Mineral dust is known to play an important role in weather and climate through its interactions with clouds, radiation, and nutrient cycles. Dust aerosols are emitted as water-insoluble particles which experience chemical aging (conversion to water-soluble mixtures) through the accumulation of soluble materials like sulfate and nitrate. This aging process affects the chemical composition and size distribution of the dust particles as well as their optical properties. Within the context of the dust aging mechanism, different approaches are applied in atmospheric models regarding the representation of the aerosol size distribution (bin or modal representation) and the number of microphysical processes included. The ICOsahedral Nonhydrostatic model with Aerosols and Reactive Trace gases (ICON-ART) and the new AERODYN aerosol dynamic module consider the nucleation and condensation of sulfuric acid gas, coagulation and aging of aerosols, size-dependent wet and dry deposition, and sedimentation. The aerosol size distribution in the model is represented by eight unimodal lognormal distributions (also called modes) with constant width. These modes describe four different size groups, two in the submicron range (typically <1 μm) and two in the coarse range (>1 μm), and two hygroscopic classes in a homogeneous or core-shell mixture (insoluble, soluble, and mixed). This approach is a common technique in global aerosol simulations yet implies simplifications of complex aerosol size distributions. It may cause uncertainties in simulating the aging processes of dust aerosols and inaccuracies in representing their observed size distributions.
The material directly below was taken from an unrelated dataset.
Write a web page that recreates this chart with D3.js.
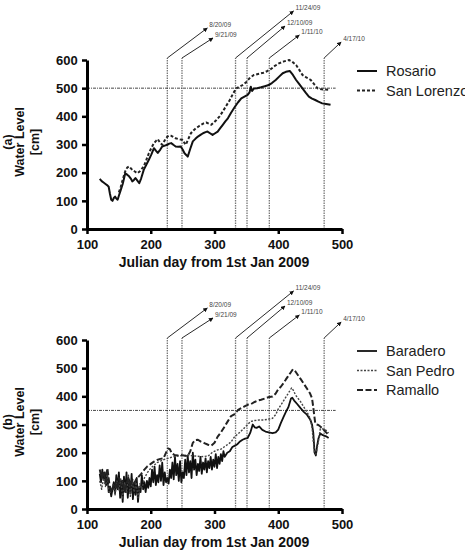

We conduct global simulations using ICON-ART to analyze the sensitivity of simulated dust to parameters representing properties of the modes, namely initial geometric median diameter and standard deviations, and threshold diameters for shifting between modes. We also aim to explore the impact of the mineral dust aging process on the range of dust direct radiative feedback.  This study will show the importance of aerosol size distribution parameter combinations for representing the chemical aging of mineral dust and its climate impacts.